For those of us who know someone with an incredible life story, we must recognize that we should not wait for eternity to ask those important questions. And for those of us who possess such stories ourselves, we too should not wait until we can no longer share those memories with the people who would most benefit from hearing them.
For many millennia, the primary means of sharing knowledge and memories came by way of storytelling.
Storytelling as an Ancient Tradition
From the mythical tales of Ancient Greece to the Epic of Gilgamesh, storytelling has been used to pass down countless tales from generation to generation. Such stories brought with them expressions of passion and emotion. The feelings and sensations that would be projected upon the listener would often be at the behest of the storyteller and the means by which they articulated each verse.
A dependence on the accuracy and intonation of the storyteller lends each story to be ever evolving, as multiple interpretations are added to the mix over time. Much like what occurs when children play the universal game “Telephone,” the meaning of a story can change greatly over the course of history.
While this tenet of storytelling is undoubtedly at odds with the principle of veracity, it allows each story to be analyzed through a more modern lens. This creates space for new perspectives to be formulated and new standards of ethics to be applied when developing a thesis.
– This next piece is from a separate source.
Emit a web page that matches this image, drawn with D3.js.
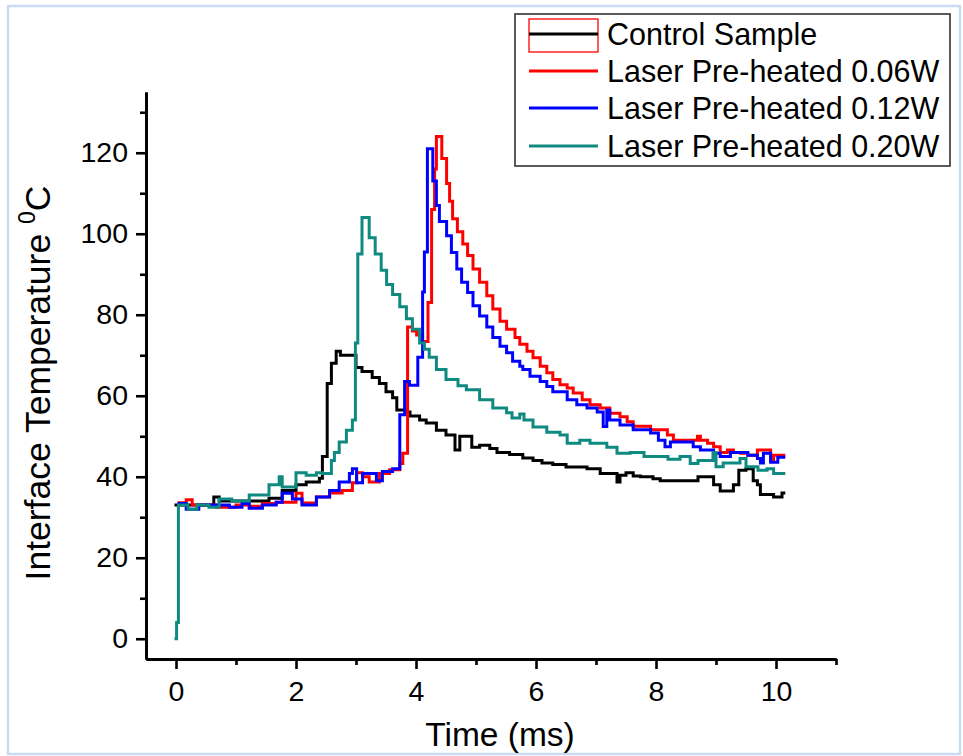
<!DOCTYPE html>
<html>
<head>
<meta charset="utf-8">
<script src="https://cdn.jsdelivr.net/npm/d3@7"></script>
<style>
  html, body { margin: 0; padding: 0; background: #fff; }
  svg { display: block; }
  text { font-family: "Liberation Sans", Arial, sans-serif; fill: #000; }
</style>
</head>
<body>
<svg id="chart" width="963" height="756"></svg>
<script>
// ---- data: [time (ms), temperature (°C)] step breakpoints ----
const seriesNames = ["Control Sample", "Laser Pre-heated 0.06W", "Laser Pre-heated 0.12W", "Laser Pre-heated 0.20W"];

const control = [[0,33],[0.63,35],[0.72,34],[1.55,34.7],[1.77,36.6],[2.0,38],[2.17,38.7],[2.39,39.6],[2.44,45],[2.52,63],[2.59,68],[2.67,71],[2.74,70],[3.0,67],[3.1,66],[3.27,64.5],[3.39,63],[3.5,61],[3.61,59.5],[3.68,56.5],[3.84,56],[3.9,55],[4.06,54],[4.17,53.3],[4.34,51.5],[4.5,50.3],[4.65,46.6],[4.73,50],[4.93,47.3],[5.06,47.8],[5.23,47],[5.35,46],[5.56,45.5],[5.78,44.6],[5.95,44],[6.1,43.4],[6.28,43],[6.5,42.4],[6.85,42],[7.07,40.8],[7.35,38.7],[7.4,40.4],[7.5,41],[7.62,40.2],[7.74,40],[7.95,39.5],[8.07,39],[8.6,39],[8.7,40],[8.91,40],[8.96,38],[9.07,36.5],[9.29,38],[9.38,41.6],[9.5,42],[9.62,39],[9.69,38],[9.74,35.6],[9.96,35],[10.1,36],[10.13,36]];

const laser006 = [[0.05,33.6],[0.17,34.3],[0.27,33],[0.67,32.5],[1.0,33],[1.22,32.7],[1.44,33.4],[1.67,33.7],[2.0,35.9],[2.1,33.5],[2.34,35],[2.56,36],[2.77,36.6],[2.94,38.5],[3.01,41],[3.11,40],[3.22,38.7],[3.39,40.8],[3.56,41.7],[3.73,43.3],[3.78,45.8],[3.86,77],[3.94,76],[4.01,75],[4.11,73.4],[4.2,83],[4.26,106],[4.31,116],[4.34,124],[4.43,118.6],[4.51,112.4],[4.56,108],[4.61,103.7],[4.69,100.5],[4.78,97.5],[4.86,94.6],[4.95,91.3],[5.06,88],[5.18,84.7],[5.28,81.4],[5.4,78.4],[5.51,76.4],[5.65,74.4],[5.73,72.7],[5.85,71],[5.95,69.4],[6.07,67.3],[6.18,65.7],[6.28,64],[6.4,62.7],[6.52,61.9],[6.62,60.7],[6.77,59],[6.9,57.8],[7.07,57],[7.23,55.7],[7.4,54.8],[7.52,53.6],[7.62,52.5],[7.91,51.6],[8.19,50.3],[8.29,49],[8.69,50],[8.74,49],[8.86,48.3],[8.96,47.4],[9.07,46],[9.19,46.6],[9.29,46],[9.41,45.8],[9.53,45.3],[9.69,46.6],[9.91,44],[9.96,45.3],[10.13,45.3]];

const laser012 = [[0.05,33.4],[0.17,32],[0.38,33],[0.89,32.5],[1.1,33.4],[1.22,32.2],[1.44,33],[1.67,33.7],[1.77,35.9],[1.94,34.5],[2.1,33],[2.34,35],[2.56,36.6],[2.72,38.7],[2.89,40.8],[2.94,42],[3.01,38.5],[3.11,40.8],[3.34,39],[3.44,41.3],[3.61,42],[3.73,55.3],[3.81,63.5],[3.89,62.6],[4.03,69.5],[4.11,85.6],[4.14,95.5],[4.19,121],[4.28,113],[4.34,107],[4.39,103],[4.51,99.5],[4.59,95.4],[4.68,91.3],[4.76,88],[4.86,85.5],[4.95,82.2],[5.06,79.7],[5.18,77],[5.28,74.4],[5.4,72.2],[5.51,70.6],[5.61,68.5],[5.73,67.3],[5.78,66.5],[5.9,64.8],[6.07,63.5],[6.18,62.3],[6.28,61],[6.52,59],[6.68,57.8],[6.85,57],[7.02,56],[7.12,52.4],[7.18,56.5],[7.23,54],[7.4,52.8],[7.62,51.6],[7.91,50.8],[8.04,49],[8.15,47.4],[8.24,48.6],[8.62,47.4],[8.74,46.6],[8.96,45.8],[9.07,45],[9.24,46],[9.53,45.3],[9.69,44.5],[9.74,43.4],[9.79,45.8],[9.91,43.6],[10.03,44.8],[10.13,44.8]];

const laser020 = [[0,0],[0.01,4],[0.04,33],[0.2,32],[0.35,33],[0.55,32.5],[0.72,34.5],[0.93,34],[1.22,35.5],[1.55,38],[1.72,40],[1.77,37.5],[2.0,41],[2.17,40.4],[2.34,41],[2.44,40.8],[2.59,44],[2.64,46],[2.72,48.6],[2.84,51.5],[2.94,54],[2.99,73],[3.03,95],[3.1,104],[3.22,99],[3.32,95],[3.42,91],[3.51,87.5],[3.61,85],[3.73,82],[3.84,79],[3.94,76.4],[4.06,73],[4.14,71.5],[4.22,69.5],[4.34,66.5],[4.5,64],[4.7,62.5],[4.84,61.5],[5.06,59],[5.28,57],[5.51,55.8],[5.6,54.5],[5.73,55.5],[5.8,54],[5.95,52.3],[6.18,51],[6.4,50.3],[6.52,48.3],[6.73,49],[6.9,48.3],[7.18,47.3],[7.35,45.8],[7.57,46],[7.8,45],[8.2,44.3],[8.4,45],[8.57,43.3],[8.7,44],[8.95,46],[9.0,42.5],[9.12,43.4],[9.4,44.5],[9.5,42.5],[9.7,41.6],[9.85,42],[9.96,40.8],[10.13,40.8]];

const xMajorTicks = [0, 2, 4, 6, 8, 10];
const xMinorTicks = [1, 3, 5, 7, 9, 11];
const yMajorTicks = [0, 20, 40, 60, 80, 100, 120];
const yMinorTicks = [10, 30, 50, 70, 90, 110, 130];
const xTitle = "Time (ms)";
const yTitle = "Interface Temperature ";

// ---- drawing ----
const colors = ["#000000", "#ff0000", "#0000ff", "#0f8a80"];
const allSeries = [control, laser006, laser012, laser020];

const svg = d3.select("#chart");
svg.append("rect").attr("width", 963).attr("height", 756).attr("fill", "#fff");
svg.append("rect").attr("x", 8).attr("y", 6).attr("width", 952).attr("height", 748)
  .attr("fill", "none").attr("stroke", "#c9dcf3").attr("stroke-width", 2.5);

const x = d3.scaleLinear().domain([-0.5, 11]).range([146, 836]);
const y = d3.scaleLinear().domain([-5, 135]).range([659, 92]);

const line = d3.line().x(d => x(d[0])).y(d => y(d[1])).curve(d3.curveStepAfter);

const g = svg.append("g");
allSeries.forEach((s, i) => {
  g.append("path").datum(s).attr("d", line)
    .attr("fill", "none").attr("stroke", colors[i]).attr("stroke-width", 3)
    .attr("stroke-linejoin", "miter").attr("stroke-linecap", "square");
});

// axes
const xAxis = svg.append("g").attr("transform", `translate(0,${y.range()[0]})`)
  .call(d3.axisBottom(x).tickValues(xMajorTicks).tickSize(10).tickSizeOuter(0).tickPadding(12).tickFormat(d3.format("d")));
const xMinor = svg.append("g").attr("transform", `translate(0,${y.range()[0]})`)
  .call(d3.axisBottom(x).tickValues(xMinorTicks).tickSize(6).tickSizeOuter(0).tickFormat(""));
const yAxis = svg.append("g").attr("transform", `translate(${x.range()[0]},0)`)
  .call(d3.axisLeft(y).tickValues(yMajorTicks).tickSize(10).tickSizeOuter(0).tickPadding(8).tickFormat(d3.format("d")));
const yMinor = svg.append("g").attr("transform", `translate(${x.range()[0]},0)`)
  .call(d3.axisLeft(y).tickValues(yMinorTicks).tickSize(6).tickSizeOuter(0).tickFormat(""));

[xAxis, xMinor, yAxis, yMinor].forEach(a => {
  a.select(".domain").attr("stroke", "#000").attr("stroke-width", 2.8);
  a.selectAll(".tick line").attr("stroke", "#000").attr("stroke-width", 2.6);
  a.selectAll(".tick text").attr("font-size", 28.5).attr("font-family", "Liberation Sans, Arial, sans-serif").attr("fill", "#000");
});

// axis titles
svg.append("text").attr("x", 500).attr("y", 746).attr("text-anchor", "middle")
  .attr("font-size", 33.5).text(xTitle);

const yt = svg.append("text").attr("transform", "translate(50,383) rotate(-90)")
  .attr("text-anchor", "middle").attr("font-size", 35.5);
yt.append("tspan").text(yTitle);
yt.append("tspan").attr("font-size", 23).attr("dy", -15).text("0");
yt.append("tspan").attr("dy", 15).text("C");

// legend
const lg = svg.append("g");
lg.append("rect").attr("x", 515).attr("y", 14).attr("width", 435).attr("height", 152)
  .attr("fill", "#fff").attr("stroke", "#333").attr("stroke-width", 1.6);
const rowY = [34, 71, 108, 146];
seriesNames.forEach((name, i) => {
  if (i === 0) {
    lg.append("rect").attr("x", 529).attr("y", 19).attr("width", 69).attr("height", 33)
      .attr("fill", "none").attr("stroke", "#ff0000").attr("stroke-width", 1.3);
  }
  lg.append("line").attr("x1", 529).attr("x2", 598).attr("y1", rowY[i]).attr("y2", rowY[i])
    .attr("stroke", colors[i]).attr("stroke-width", 3);
  lg.append("text").attr("x", 607).attr("y", rowY[i] + 11).attr("font-size", 30.5).text(name);
});
</script>
</body>
</html>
Nowadays, tales can be told through a text message, an email, or even by an emoji—but these forms of communication lack the quintessential character of facial expression and intonation that are present via face-to-face conversation.
Storytelling in the Modern Era
While some forms of modern communication, such as texting, have hampered the face-to-face communication that auditory storytelling relies upon, other forms of modern communication have vastly improved our ability to engage in this traditional form of conversation. From the invention of television in 1927, to the advent of YouTube and Facetime, auditory storytelling has cemented itself as a necessity for human entertainment and news production.
Most recently, podcasts that contain videography have skyrocketed in popularity. Yet this industry, like many others, remains male dominated.
Sophie Siegel, a 23-year-old graduate of Florida Atlantic University, created her own female-led podcast called “Vague with Tess and Soph” on FAU Owl Radio during her time as an undergrad.
Sophie believes that the present-day lack of female podcast hosts can lead to the intellectual sensation of being “stuck in an echo chamber.” She feels that “being able to branch out and listen to different diverse perspectives is very important for learning,” and that the best way to start a podcast is to “do all of your research, have notes ready, and let your passion shine through.”
National Tell a Story Day on April 27 reminds us that it is never too late to share your tales of hardship, love, and your unique experiences with those around you.
So, start a podcast, create a YouTube channel, Facetime your granddaughter, and tell your viewers about the stories that you believe matter most.